You clearly never have worked in a large company. Changing a simple word can take weeks before it even goes to the translation team. Changing a disclaimer involves legal so expect a month of committee meetings before anything new is proposed.


A friend told me this story: He works for a large company as a software developer. He made a PR to change a compiler setting. It was rejected because the build team believed it would cause them to have to add more machines to the build fleet, and they hadn’t met with the finance team to discuss that, yet. I wouldn’t have thought that changing a compiler setting would require capital expenditures, but here we are.


That sounds both plausible and also considerably dysfunctional from build team perspective


When your friend makes a PR to change compiler settings, it becomes a committee meeting. If the executive director says "GET RID OF THAT LINE ON THE WEBSITE ITS HURTING OUR BUSINESS" it's a 2 hour meeting between leadership, engineering, and legal, and communications and its done.

The speed of the change is proportional to personal authority within the organization of the person requesting the change. When ASUS says "we're working on it" what they mean is "leadership doesn't give a shit".


That's only when a mid-level or lower person/group wants to make a change. If it comes from the C-level, it gets done very quickly.

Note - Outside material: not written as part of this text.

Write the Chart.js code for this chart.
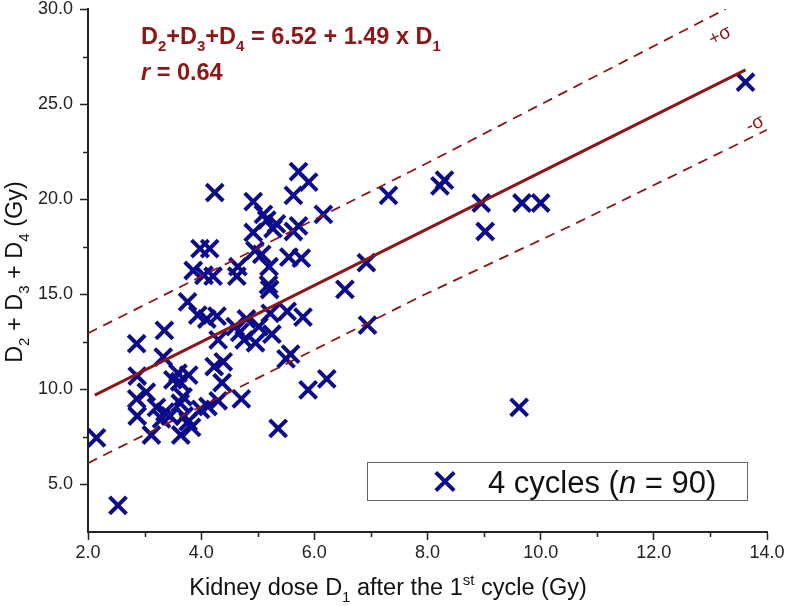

I work for an extremely large organization. All it takes is someone in higher levels to decide this has to be dealt with now. The working on it tells you that leadership doesn't really care.


I assume it's automatically shown for every beta version, so removing it for a single beta release requires some actual technical work.


that sentence on a website is an indicator of internal corporate policy -- it's not the policy itself.

things must change internally before you express to the public that the change has occurred.

Just because one can open notepad.exe and delete a line in five minutes doesn't indicate that that's the speed of business.